By no means is all this contraction in lending bad news. Unwise fiscal policies and rather loose monetary policies after 1982 had given us an asset inflation in some ways as painful as the price inflation that so troubled us at the beginning of the last decade. The deals that are not getting done on Wall Street are deals that shouldn’t be done anyway, and the shopping centers that are not being built would not be occupied if they were built.
But asset disinflation can easily bleed over into debt deflation, which is the technical name for what happened in the Great Depression. If the banks weaken further in the spring, as the Fed expects, the remedy of choice appears to be the government purchase of new issues of preferred stock to be issued by banks having trouble raising money. The intermediary might be the Fed itself, or a new institution not unlike the Reconstruction Finance Corp. of the 1930s.
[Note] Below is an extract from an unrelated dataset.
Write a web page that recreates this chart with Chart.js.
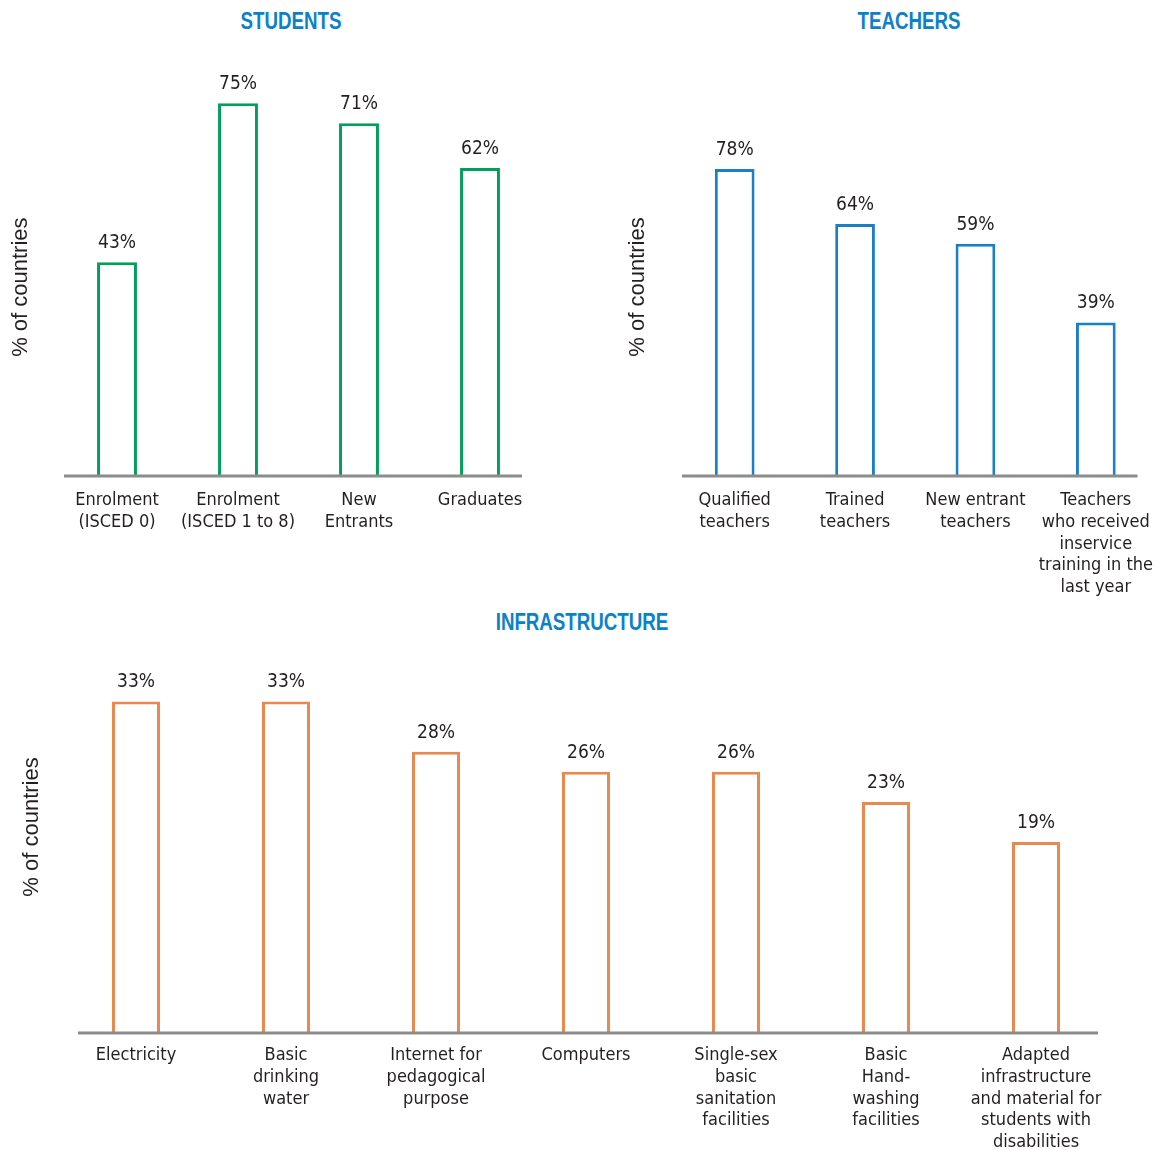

No one can quarrel with the argument that at times--and 1991 may be one of those times--the government must intervene to make the banking system at least look healthy. But we must know what we’re doing. We can’t and shouldn’t go back to banking as it was in the 1980s, with its desperate struggle to grow on the back of risky loans.
Contrary to what often gets said in Washington and New York, our entrepreneurial society does not need giant banks doing all sorts of business all over the country. The giant borrowers who used to patronize and support giant banks no longer need bank loans; they borrow directly from the lenders who used to lend through the banks.
The country needs profitable, smaller banks with roots in their local and regional economies to take care of borrowers who rely on their services. The task for regulators is to help large banks shrink without draining away the credit that is heart’s blood to the economy.